Anti-corrosion performance of 8-hydroxyquinoline derivatives for mild steel in acidic medium: Gravimetric, electrochemical, DFT and molecular dynamics simulation investigations

The anti-corrosion potency of three synthesized 8-hydroxyquinoline derivatives, namely 5-(azidomethyl)-7-(morpholinomethyl)quinolin-8-ol (HM1), 2-(8-hydroxy-7-(morpholinomethyl)quinolin-5-yl)acetonitrile (HM2), 5-(azidomethyl)-7-(piperidin-1-ylmethyl)quinolin-8-ol (HM3) in hydrochloric acid for mild steel was investigated using weight loss and electrochemical techniques. Potentiodynamic polarization (PDP) data reveal that all three compounds were cathodic inhibitors, with HM3 presentation significant mixed-type effect at high inhibitor concentrations (10⁻³ M).
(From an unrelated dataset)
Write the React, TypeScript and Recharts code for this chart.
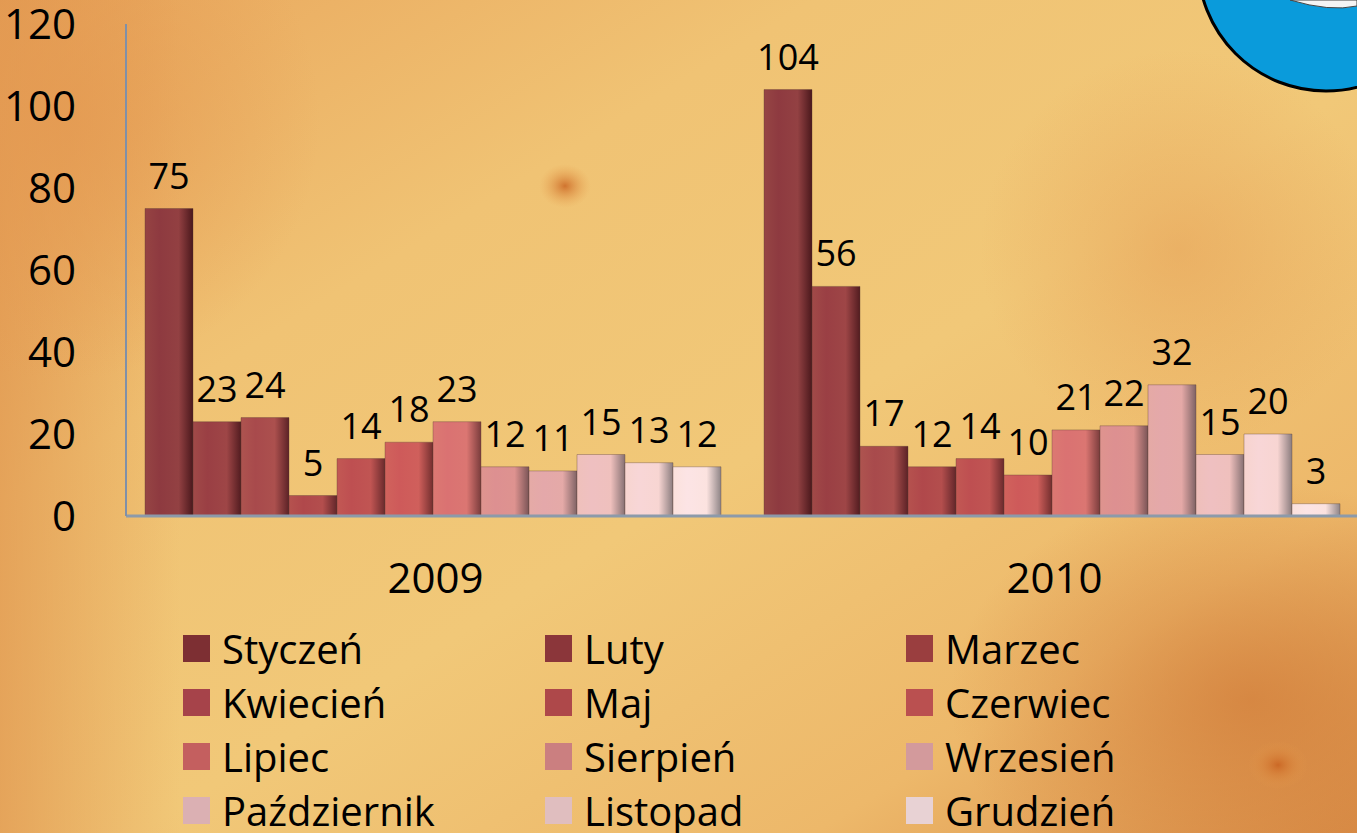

Electrochemical impedance spectroscopy (EIS) data reveal better adsorption of compounds species on MS surface at increased inhibitor concentrations with HM1, HM2 and HM3 reaching a maximum efficiency of 90, 89 and 88%. The three compounds HM1, HM2 and HM3 were inclined towards the Langmuir adsorption-isotherm by spontaneous chemical-physical adsorptions of inhibitors on the mild steel surface. The correlation between the electronic properties and inhibition efficacies of the tilted inhibitors was determined by using simple linear regression technique. Electronic properties were calculated for neutral and protonated forms in a polarizable continuum model using the DFT method at the B3LYP/6–311 + G (d, p) level of theory. The active adsorbed sites of HM1-HM3 on the metal surface were determined by analyzing their corresponding electrostatic surface potentials (ESP). Furthermore, molecular dynamics simulations have been performed to illustrate the most conceivable adsorption configuration between the inhibitors and metal surface.